Independent Angus King Throws Hat Into Ring For Maine Senate Seat

The race to replace Olympia Snowe in the Senate just got much more interesting:

Angus King, the former independent governor of Maine, jumped into the race to replace retiring U.S. Senator Olympia Snowe Monday, telling a crowd a Brunswick, Maine he would help America’s economy return to solvency.

“This country’s got some real serious problems,” King told a crowd at Bowdoin College, where he is a lecturer. “Putting people back to work the very first one, and numbers don’t tell the whole story.”

King served as Maine’s governor from 1995-2003, and was one of the nation’s only governors not affiliated with either the Republican or Democratic Parties. His speech Monday struck a note of defiance against partisan politics gripping Washington, noting the gridlock was the reason Snowe decided to step down.

“It doesn’t have to be the way it is today,” King said. “It has not always operated like that. Now it’s about politics and getting ready for the next election.
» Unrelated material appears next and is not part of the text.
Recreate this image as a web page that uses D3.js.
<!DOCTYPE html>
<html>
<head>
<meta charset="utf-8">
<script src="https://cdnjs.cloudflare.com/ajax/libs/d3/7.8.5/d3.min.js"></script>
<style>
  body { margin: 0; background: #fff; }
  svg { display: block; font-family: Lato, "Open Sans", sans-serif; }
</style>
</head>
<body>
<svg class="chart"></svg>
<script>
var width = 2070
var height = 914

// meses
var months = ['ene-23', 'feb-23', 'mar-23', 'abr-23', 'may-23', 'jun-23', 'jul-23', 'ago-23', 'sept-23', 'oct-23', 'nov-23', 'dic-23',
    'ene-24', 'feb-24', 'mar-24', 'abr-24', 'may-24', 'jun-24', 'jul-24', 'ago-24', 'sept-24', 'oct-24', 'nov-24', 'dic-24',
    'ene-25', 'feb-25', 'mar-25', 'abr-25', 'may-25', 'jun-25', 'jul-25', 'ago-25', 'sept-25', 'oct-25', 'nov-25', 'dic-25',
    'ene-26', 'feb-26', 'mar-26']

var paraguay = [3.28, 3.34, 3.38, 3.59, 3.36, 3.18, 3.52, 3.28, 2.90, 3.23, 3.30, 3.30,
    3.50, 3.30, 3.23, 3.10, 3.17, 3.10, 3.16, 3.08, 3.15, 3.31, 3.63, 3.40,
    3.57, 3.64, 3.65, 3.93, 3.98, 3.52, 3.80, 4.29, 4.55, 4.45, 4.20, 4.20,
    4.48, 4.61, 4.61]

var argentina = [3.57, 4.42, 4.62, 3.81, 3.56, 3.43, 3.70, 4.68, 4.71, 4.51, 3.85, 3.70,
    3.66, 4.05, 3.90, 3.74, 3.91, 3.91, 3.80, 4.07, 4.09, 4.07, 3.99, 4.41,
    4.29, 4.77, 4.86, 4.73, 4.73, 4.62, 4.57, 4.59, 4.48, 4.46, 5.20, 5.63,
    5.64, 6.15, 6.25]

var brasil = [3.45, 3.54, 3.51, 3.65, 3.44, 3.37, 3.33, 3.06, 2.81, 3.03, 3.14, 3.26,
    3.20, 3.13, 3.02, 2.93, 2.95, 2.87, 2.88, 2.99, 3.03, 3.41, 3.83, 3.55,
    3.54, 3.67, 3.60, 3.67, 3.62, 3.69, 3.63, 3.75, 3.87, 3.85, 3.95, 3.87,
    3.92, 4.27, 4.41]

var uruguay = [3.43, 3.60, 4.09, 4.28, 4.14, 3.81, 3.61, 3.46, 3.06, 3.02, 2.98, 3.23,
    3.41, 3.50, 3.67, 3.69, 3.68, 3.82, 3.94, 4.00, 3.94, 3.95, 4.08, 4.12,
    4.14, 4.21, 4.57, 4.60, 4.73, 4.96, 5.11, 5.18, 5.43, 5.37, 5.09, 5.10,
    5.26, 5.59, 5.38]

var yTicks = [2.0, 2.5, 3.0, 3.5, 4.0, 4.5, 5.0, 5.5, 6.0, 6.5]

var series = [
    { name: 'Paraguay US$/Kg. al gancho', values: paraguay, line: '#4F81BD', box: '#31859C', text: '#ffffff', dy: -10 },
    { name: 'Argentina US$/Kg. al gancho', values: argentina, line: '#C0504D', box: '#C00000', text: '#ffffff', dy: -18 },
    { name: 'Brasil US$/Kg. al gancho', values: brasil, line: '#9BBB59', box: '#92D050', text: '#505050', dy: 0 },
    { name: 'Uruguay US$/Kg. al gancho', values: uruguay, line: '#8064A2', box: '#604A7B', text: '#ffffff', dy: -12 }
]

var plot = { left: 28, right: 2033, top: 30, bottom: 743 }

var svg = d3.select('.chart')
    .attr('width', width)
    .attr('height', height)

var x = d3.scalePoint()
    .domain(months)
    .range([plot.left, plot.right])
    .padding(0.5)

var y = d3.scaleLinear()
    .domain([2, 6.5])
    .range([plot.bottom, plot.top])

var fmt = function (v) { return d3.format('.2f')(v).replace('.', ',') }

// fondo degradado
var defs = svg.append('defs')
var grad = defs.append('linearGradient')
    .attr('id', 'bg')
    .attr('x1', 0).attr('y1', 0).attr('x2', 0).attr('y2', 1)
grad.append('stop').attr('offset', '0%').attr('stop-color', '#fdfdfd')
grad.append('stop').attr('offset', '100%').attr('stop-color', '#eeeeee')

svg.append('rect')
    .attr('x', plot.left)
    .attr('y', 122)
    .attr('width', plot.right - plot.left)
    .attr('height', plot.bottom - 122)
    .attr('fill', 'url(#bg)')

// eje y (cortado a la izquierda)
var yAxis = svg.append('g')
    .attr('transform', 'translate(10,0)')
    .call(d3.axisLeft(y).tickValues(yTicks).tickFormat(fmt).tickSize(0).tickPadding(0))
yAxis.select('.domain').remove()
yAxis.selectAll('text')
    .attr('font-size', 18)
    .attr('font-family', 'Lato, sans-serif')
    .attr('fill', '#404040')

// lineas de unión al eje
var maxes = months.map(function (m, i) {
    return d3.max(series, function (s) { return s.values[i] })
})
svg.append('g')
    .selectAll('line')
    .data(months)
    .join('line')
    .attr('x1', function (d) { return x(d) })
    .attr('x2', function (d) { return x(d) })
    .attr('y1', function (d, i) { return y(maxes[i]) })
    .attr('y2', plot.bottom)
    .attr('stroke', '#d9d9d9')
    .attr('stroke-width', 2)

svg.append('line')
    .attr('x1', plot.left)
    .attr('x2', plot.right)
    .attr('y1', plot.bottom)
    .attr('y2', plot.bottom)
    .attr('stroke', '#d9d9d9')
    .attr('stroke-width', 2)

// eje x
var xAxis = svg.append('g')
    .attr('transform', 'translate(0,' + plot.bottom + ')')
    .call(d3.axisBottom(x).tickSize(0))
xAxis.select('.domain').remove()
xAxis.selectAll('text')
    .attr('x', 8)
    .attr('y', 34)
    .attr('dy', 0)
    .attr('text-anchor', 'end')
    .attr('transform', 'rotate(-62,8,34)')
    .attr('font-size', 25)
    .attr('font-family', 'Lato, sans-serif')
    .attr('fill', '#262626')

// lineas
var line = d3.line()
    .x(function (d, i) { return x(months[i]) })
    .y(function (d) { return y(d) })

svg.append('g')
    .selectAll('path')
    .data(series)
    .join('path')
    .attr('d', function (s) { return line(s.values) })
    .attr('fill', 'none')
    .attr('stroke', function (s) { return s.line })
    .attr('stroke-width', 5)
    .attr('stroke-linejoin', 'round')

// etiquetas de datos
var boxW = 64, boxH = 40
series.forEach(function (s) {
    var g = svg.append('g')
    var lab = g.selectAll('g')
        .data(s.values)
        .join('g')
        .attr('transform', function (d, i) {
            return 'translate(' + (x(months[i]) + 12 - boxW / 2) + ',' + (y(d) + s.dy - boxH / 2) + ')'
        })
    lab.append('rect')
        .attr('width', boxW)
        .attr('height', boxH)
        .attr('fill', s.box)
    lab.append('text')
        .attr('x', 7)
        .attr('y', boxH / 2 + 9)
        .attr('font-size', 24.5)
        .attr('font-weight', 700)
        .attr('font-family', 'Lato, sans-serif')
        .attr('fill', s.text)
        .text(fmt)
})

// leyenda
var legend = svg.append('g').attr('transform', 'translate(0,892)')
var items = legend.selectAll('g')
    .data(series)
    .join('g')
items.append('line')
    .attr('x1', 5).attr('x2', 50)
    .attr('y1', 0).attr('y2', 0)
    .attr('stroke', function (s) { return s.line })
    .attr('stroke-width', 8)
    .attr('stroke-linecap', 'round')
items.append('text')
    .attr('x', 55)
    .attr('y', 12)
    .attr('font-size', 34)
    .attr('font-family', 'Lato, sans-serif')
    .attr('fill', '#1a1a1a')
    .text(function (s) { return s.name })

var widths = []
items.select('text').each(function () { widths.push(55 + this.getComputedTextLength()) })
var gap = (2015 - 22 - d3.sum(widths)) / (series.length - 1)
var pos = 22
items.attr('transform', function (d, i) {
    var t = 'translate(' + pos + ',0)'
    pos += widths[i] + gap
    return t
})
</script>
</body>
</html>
And you know what, instead of solving our nation’s problems, the best they could do was drive out an extraordinary woman, and that’s wrong.”
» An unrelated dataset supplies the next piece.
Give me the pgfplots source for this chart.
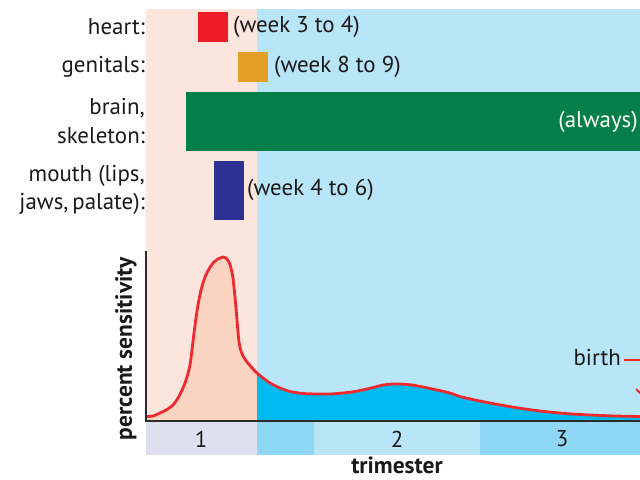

King said he would never bow to pressure from the right or the left.

“I think I might scare them, and that would be a good thing because Maine will be sending a message,” King said. “If they don’t get their act together, I won’t be the last person sent their way who won’t play the game the way they want.”

King’s entrance into the race would seem to pose problems for the Democrats’ chances to take Snowe’s seat, and potentially help the Republican candidate. However, it’s worth noting that King received 58.61% of the vote when he ran for re-election in 1998 in a three way race. That was the last time a Maine Governor received a majority of the vote in any election. While King has spent the last 10 years teaching, if his popularity in the state holds up it could be both the GOP and the Democrats who find themselves looking from the sidelines on election night as Angus King claims victory. This will be a race worth watching.

Photo via Associated Press

FILED UNDER: Campaign 2012, Congress, Quick Takes, US Politics, ,
Doug Mataconis
About Doug Mataconis
Doug holds a B.A. in Political Science from Rutgers University and J.D. from George Mason University School of Law. He joined the staff of OTB in May 2010. Before joining OTB, he wrote at Below The BeltwayThe Liberty Papers, and United Liberty Follow Doug on Twitter | Facebook

Comments

  1. Dave Schuler says:

    The question is who he’d caucus with. My guess is that, like Joe Lieberman, he’d caucus with the Democrats.

  2. On one of the morning shows someone speculated that the tone of his speech suggested he wouldn’t caucus with anyone, but that’s just silly. A Senator who doesn’t caucus with one side or the other at least on the leadership vote will essentially be powerless and silent.

  3. Neil Hudelson says:

    @Dave Schuler:

    Thanks, I was just about to ask that. I know nothing of King. Can any commentors describe his politics a bit?

  4. Gromitt Gunn says:

    He’s basically a cross between a pro-business Republican and a socially moderate-to-liberal Democrat. He was a successful businessman before becoming governor and he’s been investing in green tech for the past few years.

  5. michael reynolds says:

    I think we should all support him on the grounds that his name is Angus.

  6. rodney dill says:

    @michael reynolds: Not just Angus, but Angus King. It’s an epic name, just like Olympia Snowe.

  7. michael reynolds says:

    @rodney dill:
    They’re both names that if they appeared in fiction you’d roll your eyes.

  8. rodney dill says:

    @michael reynolds: LIke James Bond Villains…. or like Major Major Major Major in Catch 22.